### STATED TASK:
Only the lines from the one with "Recreate this image" to the one with "50, 100, 150];", both included, should be output, without any images.

### SUPPLIED MATERIAL:
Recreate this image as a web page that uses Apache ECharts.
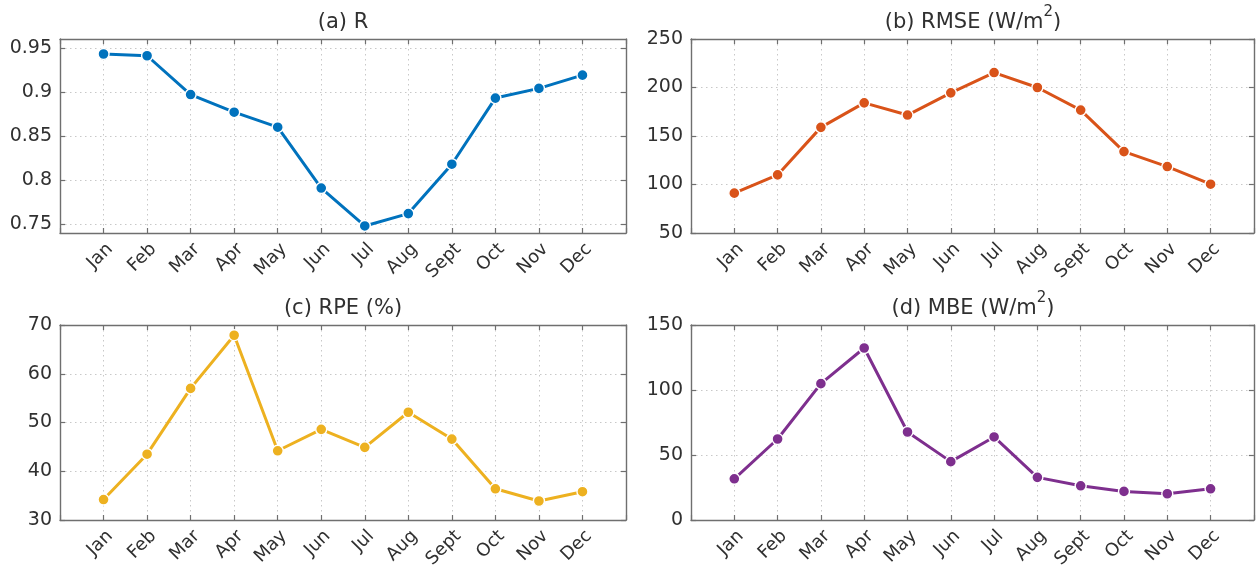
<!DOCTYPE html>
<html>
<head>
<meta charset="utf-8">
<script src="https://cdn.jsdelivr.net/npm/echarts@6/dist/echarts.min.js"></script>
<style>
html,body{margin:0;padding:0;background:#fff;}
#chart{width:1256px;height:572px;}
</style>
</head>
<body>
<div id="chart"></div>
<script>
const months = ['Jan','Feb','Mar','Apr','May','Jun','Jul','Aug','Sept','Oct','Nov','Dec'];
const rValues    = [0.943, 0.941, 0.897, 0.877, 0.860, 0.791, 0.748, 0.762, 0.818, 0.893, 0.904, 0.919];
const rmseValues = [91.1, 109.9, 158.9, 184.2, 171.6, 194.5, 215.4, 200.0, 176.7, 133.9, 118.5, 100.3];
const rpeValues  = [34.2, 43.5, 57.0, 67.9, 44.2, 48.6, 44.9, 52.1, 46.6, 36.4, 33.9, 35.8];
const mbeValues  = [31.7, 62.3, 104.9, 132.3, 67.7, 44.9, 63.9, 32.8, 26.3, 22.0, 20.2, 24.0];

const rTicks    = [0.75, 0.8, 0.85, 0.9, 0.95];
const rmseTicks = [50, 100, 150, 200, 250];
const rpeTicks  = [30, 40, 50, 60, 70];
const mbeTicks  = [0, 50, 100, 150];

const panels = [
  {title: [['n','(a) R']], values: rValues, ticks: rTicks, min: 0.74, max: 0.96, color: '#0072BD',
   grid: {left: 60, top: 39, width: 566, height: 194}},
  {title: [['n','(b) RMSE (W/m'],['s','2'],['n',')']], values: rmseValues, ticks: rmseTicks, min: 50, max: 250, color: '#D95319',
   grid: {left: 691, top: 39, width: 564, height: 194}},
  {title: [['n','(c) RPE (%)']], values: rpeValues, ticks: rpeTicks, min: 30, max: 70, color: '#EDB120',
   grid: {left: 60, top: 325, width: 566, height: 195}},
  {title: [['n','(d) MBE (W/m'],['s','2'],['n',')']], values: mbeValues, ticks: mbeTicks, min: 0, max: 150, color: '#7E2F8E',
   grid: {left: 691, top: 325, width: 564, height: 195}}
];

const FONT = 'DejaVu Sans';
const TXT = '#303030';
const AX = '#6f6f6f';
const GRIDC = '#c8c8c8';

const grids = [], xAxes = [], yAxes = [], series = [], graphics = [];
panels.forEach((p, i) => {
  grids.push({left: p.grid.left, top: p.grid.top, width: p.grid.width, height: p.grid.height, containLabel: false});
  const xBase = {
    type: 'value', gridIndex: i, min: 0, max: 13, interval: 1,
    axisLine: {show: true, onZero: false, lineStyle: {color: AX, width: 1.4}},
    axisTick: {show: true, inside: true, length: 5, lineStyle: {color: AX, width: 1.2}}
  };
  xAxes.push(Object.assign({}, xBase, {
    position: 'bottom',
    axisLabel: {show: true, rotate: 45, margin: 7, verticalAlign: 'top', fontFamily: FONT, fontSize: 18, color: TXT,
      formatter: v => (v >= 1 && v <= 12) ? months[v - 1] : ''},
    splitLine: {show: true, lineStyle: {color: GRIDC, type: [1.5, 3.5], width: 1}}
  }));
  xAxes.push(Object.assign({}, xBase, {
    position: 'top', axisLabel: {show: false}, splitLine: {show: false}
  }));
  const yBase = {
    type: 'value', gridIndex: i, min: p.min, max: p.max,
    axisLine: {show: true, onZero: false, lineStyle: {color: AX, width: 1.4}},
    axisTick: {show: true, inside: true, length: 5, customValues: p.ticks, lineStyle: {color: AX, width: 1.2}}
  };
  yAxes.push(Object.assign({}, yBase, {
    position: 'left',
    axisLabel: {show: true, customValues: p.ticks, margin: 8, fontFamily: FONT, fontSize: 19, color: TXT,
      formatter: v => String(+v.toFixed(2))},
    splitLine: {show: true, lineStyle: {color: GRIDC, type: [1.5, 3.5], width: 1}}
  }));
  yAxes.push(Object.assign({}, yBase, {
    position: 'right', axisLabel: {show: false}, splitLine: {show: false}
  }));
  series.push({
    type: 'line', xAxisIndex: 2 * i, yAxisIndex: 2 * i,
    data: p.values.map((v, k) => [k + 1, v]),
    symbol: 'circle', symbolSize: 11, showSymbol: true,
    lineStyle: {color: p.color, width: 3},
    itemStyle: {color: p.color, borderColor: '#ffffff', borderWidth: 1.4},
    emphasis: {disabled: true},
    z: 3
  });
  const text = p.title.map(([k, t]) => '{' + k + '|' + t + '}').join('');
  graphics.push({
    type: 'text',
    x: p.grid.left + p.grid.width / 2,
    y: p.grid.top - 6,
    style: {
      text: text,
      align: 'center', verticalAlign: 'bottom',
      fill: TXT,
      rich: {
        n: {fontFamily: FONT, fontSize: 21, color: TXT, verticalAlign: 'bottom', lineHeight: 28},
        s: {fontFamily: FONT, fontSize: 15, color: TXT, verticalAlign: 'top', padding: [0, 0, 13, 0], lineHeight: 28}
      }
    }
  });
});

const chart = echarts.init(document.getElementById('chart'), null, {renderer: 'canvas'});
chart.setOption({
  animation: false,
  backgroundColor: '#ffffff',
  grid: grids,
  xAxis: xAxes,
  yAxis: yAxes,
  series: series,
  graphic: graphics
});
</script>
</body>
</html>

--

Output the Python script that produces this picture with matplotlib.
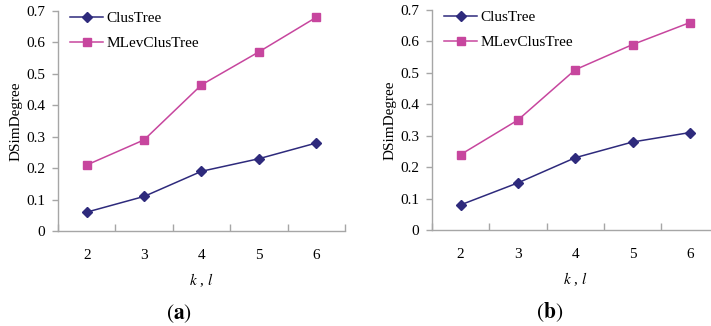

### WRITTEN REPLY:
Recreate this image as a web page that uses Apache ECharts.
<!DOCTYPE html>
<html>
<head>
<meta charset="utf-8">
<script src="https://cdn.jsdelivr.net/npm/echarts@6/dist/echarts.min.js"></script>
<style>
html,body{margin:0;padding:0;background:#fff;}
#chart{width:1256px;height:572px;}
</style>
</head>
<body>
<div id="chart"></div>
<script>
const months = ['Jan','Feb','Mar','Apr','May','Jun','Jul','Aug','Sept','Oct','Nov','Dec'];
const rValues    = [0.943, 0.941, 0.897, 0.877, 0.860, 0.791, 0.748, 0.762, 0.818, 0.893, 0.904, 0.919];
const rmseValues = [91.1, 109.9, 158.9, 184.2, 171.6, 194.5, 215.4, 200.0, 176.7, 133.9, 118.5, 100.3];
const rpeValues  = [34.2, 43.5, 57.0, 67.9, 44.2, 48.6, 44.9, 52.1, 46.6, 36.4, 33.9, 35.8];
const mbeValues  = [31.7, 62.3, 104.9, 132.3, 67.7, 44.9, 63.9, 32.8, 26.3, 22.0, 20.2, 24.0];

const rTicks    = [0.75, 0.8, 0.85, 0.9, 0.95];
const rmseTicks = [50, 100, 150, 200, 250];
const rpeTicks  = [30, 40, 50, 60, 70];
const mbeTicks  = [0, 50, 100, 150];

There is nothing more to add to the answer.